## TASK BRIEF
Would you write out the listing verbatim and skip every picture in it?
****
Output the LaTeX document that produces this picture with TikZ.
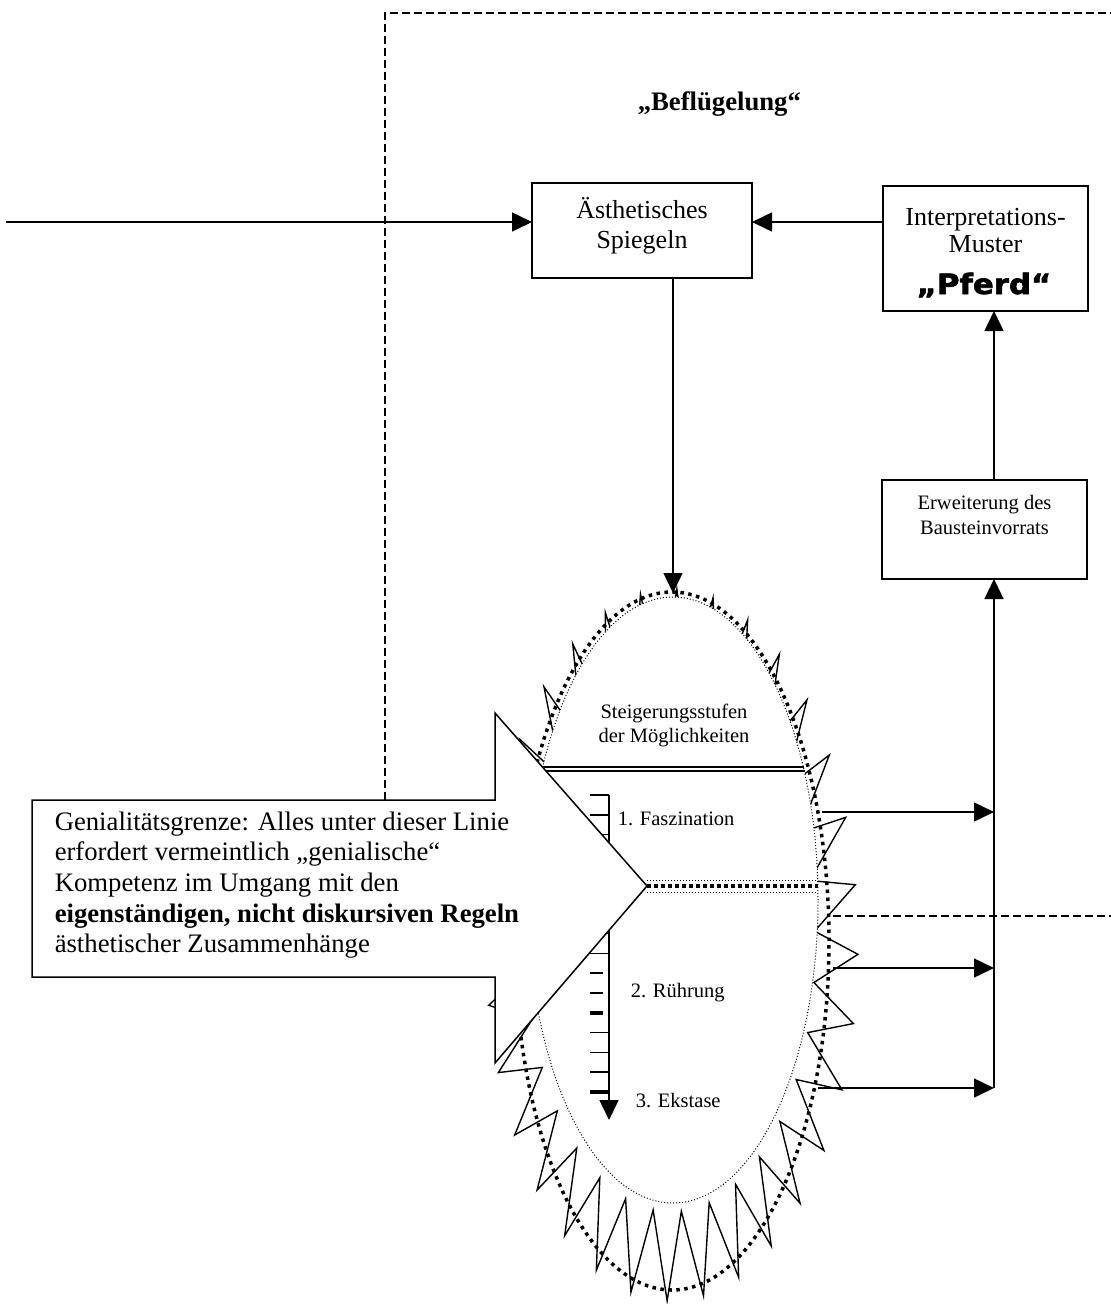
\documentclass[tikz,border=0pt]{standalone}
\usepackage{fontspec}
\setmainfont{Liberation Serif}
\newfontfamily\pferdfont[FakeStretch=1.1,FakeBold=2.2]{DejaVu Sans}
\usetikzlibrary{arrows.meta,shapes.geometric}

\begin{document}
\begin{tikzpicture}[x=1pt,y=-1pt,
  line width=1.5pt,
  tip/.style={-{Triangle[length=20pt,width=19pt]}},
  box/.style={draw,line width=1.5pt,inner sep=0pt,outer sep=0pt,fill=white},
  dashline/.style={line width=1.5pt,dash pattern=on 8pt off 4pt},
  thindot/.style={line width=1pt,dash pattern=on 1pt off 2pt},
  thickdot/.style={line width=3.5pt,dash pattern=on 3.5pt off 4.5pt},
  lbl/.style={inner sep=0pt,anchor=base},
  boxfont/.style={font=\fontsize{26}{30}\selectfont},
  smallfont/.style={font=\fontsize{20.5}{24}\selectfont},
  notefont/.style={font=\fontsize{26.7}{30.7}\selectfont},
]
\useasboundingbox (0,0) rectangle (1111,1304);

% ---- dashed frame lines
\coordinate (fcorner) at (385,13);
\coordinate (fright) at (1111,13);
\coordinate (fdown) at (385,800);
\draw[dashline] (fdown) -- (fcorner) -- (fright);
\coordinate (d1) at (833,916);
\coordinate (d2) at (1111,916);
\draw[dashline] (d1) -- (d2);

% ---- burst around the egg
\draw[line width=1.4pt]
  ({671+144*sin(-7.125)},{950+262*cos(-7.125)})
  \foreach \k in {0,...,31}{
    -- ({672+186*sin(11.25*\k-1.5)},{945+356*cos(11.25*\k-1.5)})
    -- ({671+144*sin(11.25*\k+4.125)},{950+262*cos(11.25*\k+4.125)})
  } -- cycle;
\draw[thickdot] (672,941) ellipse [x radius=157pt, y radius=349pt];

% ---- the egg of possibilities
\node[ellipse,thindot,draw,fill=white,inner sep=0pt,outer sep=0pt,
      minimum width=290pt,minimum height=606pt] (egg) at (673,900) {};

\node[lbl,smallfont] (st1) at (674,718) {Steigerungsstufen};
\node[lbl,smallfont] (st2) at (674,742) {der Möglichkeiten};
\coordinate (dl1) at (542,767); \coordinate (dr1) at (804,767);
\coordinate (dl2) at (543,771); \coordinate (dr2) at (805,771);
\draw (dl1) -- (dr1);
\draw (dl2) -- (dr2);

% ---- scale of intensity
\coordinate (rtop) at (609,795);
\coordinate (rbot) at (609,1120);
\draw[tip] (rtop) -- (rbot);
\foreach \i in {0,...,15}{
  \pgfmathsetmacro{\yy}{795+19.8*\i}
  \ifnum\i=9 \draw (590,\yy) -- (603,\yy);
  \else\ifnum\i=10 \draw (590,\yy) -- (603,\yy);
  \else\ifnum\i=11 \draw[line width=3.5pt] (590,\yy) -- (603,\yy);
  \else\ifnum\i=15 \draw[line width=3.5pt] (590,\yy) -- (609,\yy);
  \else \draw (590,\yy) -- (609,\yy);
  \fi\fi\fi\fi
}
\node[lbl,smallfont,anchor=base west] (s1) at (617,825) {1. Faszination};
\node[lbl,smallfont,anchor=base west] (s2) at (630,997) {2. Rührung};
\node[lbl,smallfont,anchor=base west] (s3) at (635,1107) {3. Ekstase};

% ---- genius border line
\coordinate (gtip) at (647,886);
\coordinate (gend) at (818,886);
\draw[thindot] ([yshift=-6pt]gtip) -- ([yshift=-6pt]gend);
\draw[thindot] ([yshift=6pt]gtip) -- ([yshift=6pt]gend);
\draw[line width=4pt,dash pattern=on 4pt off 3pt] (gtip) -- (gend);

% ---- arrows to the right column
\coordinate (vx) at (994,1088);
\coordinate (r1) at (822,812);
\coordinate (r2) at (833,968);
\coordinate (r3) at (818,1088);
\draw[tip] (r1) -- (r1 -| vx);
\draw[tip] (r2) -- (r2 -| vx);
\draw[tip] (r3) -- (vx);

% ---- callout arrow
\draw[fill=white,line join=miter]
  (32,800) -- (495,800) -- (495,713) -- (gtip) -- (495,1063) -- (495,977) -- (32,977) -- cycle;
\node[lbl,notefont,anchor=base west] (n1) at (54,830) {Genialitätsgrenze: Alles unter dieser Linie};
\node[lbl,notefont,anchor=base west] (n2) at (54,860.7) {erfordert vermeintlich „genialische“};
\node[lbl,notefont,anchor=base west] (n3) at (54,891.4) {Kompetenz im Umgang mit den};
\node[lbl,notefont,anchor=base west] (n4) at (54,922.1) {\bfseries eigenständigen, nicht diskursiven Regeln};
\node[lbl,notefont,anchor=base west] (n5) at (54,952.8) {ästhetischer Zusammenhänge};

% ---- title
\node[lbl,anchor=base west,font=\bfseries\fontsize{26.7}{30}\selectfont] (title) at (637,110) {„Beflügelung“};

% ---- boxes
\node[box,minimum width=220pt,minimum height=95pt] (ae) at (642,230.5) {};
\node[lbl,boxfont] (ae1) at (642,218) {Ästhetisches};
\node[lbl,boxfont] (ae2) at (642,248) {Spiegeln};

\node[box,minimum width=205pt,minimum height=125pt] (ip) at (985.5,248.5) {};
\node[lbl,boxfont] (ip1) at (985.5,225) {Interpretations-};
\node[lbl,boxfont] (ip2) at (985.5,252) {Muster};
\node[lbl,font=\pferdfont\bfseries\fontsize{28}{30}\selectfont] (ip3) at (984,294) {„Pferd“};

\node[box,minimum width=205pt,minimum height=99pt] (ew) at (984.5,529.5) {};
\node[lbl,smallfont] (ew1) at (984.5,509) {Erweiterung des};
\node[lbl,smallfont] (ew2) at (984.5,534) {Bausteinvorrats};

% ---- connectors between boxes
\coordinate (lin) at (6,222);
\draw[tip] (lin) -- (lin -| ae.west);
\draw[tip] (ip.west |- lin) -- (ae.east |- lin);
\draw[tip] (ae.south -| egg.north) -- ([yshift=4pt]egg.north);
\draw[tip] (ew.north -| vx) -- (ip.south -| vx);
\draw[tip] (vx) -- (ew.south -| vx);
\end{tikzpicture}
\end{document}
****
## RESULT
Output the LaTeX document that produces this picture with TikZ.
\documentclass[tikz,border=0pt]{standalone}
\usepackage{fontspec}
\setmainfont{Liberation Serif}
\newfontfamily\pferdfont[FakeStretch=1.1,FakeBold=2.2]{DejaVu Sans}
\usetikzlibrary{arrows.meta,shapes.geometric}

\begin{document}
\begin{tikzpicture}[x=1pt,y=-1pt,
  line width=1.5pt,
  tip/.style={-{Triangle[length=20pt,width=19pt]}},
  box/.style={draw,line width=1.5pt,inner sep=0pt,outer sep=0pt,fill=white},
  dashline/.style={line width=1.5pt,dash pattern=on 8pt off 4pt},
  thindot/.style={line width=1pt,dash pattern=on 1pt off 2pt},
  thickdot/.style={line width=3.5pt,dash pattern=on 3.5pt off 4.5pt},
  lbl/.style={inner sep=0pt,anchor=base},
  boxfont/.style={font=\fontsize{26}{30}\selectfont},
  smallfont/.style={font=\fontsize{20.5}{24}\selectfont},
  notefont/.style={font=\fontsize{26.7}{30.7}\selectfont},
]
\useasboundingbox (0,0) rectangle (1111,1304);

% ---- dashed frame lines
\coordinate (fcorner) at (385,13);
\coordinate (fright) at (1111,13);
\coordinate (fdown) at (385,800);
\draw[dashline] (fdown) -- (fcorner) -- (fright);
\coordinate (d1) at (833,916);
\coordinate (d2) at (1111,916);
\draw[dashline] (d1) -- (d2);

% ---- burst around the egg
\draw[line width=1.4pt]
  ({671+144*sin(-7.125)},{950+262*cos(-7.125)})
  \foreach \k in {0,...,31}{
    -- ({672+186*sin(11.25*\k-1.5)},{945+356*cos(11.25*\k-1.5)})
    -- ({671+144*sin(11.25*\k+4.125)},{950+262*cos(11.25*\k+4.125)})
  } -- cycle;
\draw[thickdot] (672,941) ellipse [x radius=157pt, y radius=349pt];

% ---- the egg of possibilities
\node[ellipse,thindot,draw,fill=white,inner sep=0pt,outer sep=0pt,
      minimum width=290pt,minimum height=606pt] (egg) at (673,900) {};

\node[lbl,smallfont] (st1) at (674,718) {Steigerungsstufen};
\node[lbl,smallfont] (st2) at (674,742) {der Möglichkeiten};
\coordinate (dl1) at (542,767); \coordinate (dr1) at (804,767);
\coordinate (dl2) at (543,771); \coordinate (dr2) at (805,771);
\draw (dl1) -- (dr1);
\draw (dl2) -- (dr2);

% ---- scale of intensity
\coordinate (rtop) at (609,795);
\coordinate (rbot) at (609,1120);
\draw[tip] (rtop) -- (rbot);
\foreach \i in {0,...,15}{
  \pgfmathsetmacro{\yy}{795+19.8*\i}
  \ifnum\i=9 \draw (590,\yy) -- (603,\yy);
  \else\ifnum\i=10 \draw (590,\yy) -- (603,\yy);
  \else\ifnum\i=11 \draw[line width=3.5pt] (590,\yy) -- (603,\yy);
  \else\ifnum\i=15 \draw[line width=3.5pt] (590,\yy) -- (609,\yy);
  \else \draw (590,\yy) -- (609,\yy);
  \fi\fi\fi\fi
}
\node[lbl,smallfont,anchor=base west] (s1) at (617,825) {1. Faszination};
\node[lbl,smallfont,anchor=base west] (s2) at (630,997) {2. Rührung};
\node[lbl,smallfont,anchor=base west] (s3) at (635,1107) {3. Ekstase};

% ---- genius border line
\coordinate (gtip) at (647,886);
\coordinate (gend) at (818,886);
\draw[thindot] ([yshift=-6pt]gtip) -- ([yshift=-6pt]gend);
\draw[thindot] ([yshift=6pt]gtip) -- ([yshift=6pt]gend);
\draw[line width=4pt,dash pattern=on 4pt off 3pt] (gtip) -- (gend);

% ---- arrows to the right column
\coordinate (vx) at (994,1088);
\coordinate (r1) at (822,812);
\coordinate (r2) at (833,968);
\coordinate (r3) at (818,1088);
\draw[tip] (r1) -- (r1 -| vx);
\draw[tip] (r2) -- (r2 -| vx);
\draw[tip] (r3) -- (vx);

% ---- callout arrow
\draw[fill=white,line join=miter]
  (32,800) -- (495,800) -- (495,713) -- (gtip) -- (495,1063) -- (495,977) -- (32,977) -- cycle;
\node[lbl,notefont,anchor=base west] (n1) at (54,830) {Genialitätsgrenze: Alles unter dieser Linie};
\node[lbl,notefont,anchor=base west] (n2) at (54,860.7) {erfordert vermeintlich „genialische“};
\node[lbl,notefont,anchor=base west] (n3) at (54,891.4) {Kompetenz im Umgang mit den};
\node[lbl,notefont,anchor=base west] (n4) at (54,922.1) {\bfseries eigenständigen, nicht diskursiven Regeln};
\node[lbl,notefont,anchor=base west] (n5) at (54,952.8) {ästhetischer Zusammenhänge};

% ---- title
\node[lbl,anchor=base west,font=\bfseries\fontsize{26.7}{30}\selectfont] (title) at (637,110) {„Beflügelung“};

% ---- boxes
\node[box,minimum width=220pt,minimum height=95pt] (ae) at (642,230.5) {};
\node[lbl,boxfont] (ae1) at (642,218) {Ästhetisches};
\node[lbl,boxfont] (ae2) at (642,248) {Spiegeln};

\node[box,minimum width=205pt,minimum height=125pt] (ip) at (985.5,248.5) {};
\node[lbl,boxfont] (ip1) at (985.5,225) {Interpretations-};
\node[lbl,boxfont] (ip2) at (985.5,252) {Muster};
\node[lbl,font=\pferdfont\bfseries\fontsize{28}{30}\selectfont] (ip3) at (984,294) {„Pferd“};

\node[box,minimum width=205pt,minimum height=99pt] (ew) at (984.5,529.5) {};
\node[lbl,smallfont] (ew1) at (984.5,509) {Erweiterung des};
\node[lbl,smallfont] (ew2) at (984.5,534) {Bausteinvorrats};

% ---- connectors between boxes
\coordinate (lin) at (6,222);
\draw[tip] (lin) -- (lin -| ae.west);
\draw[tip] (ip.west |- lin) -- (ae.east |- lin);
\draw[tip] (ae.south -| egg.north) -- ([yshift=4pt]egg.north);
\draw[tip] (ew.north -| vx) -- (ip.south -| vx);
\draw[tip] (vx) -- (ew.south -| vx);
\end{tikzpicture}
\end{document}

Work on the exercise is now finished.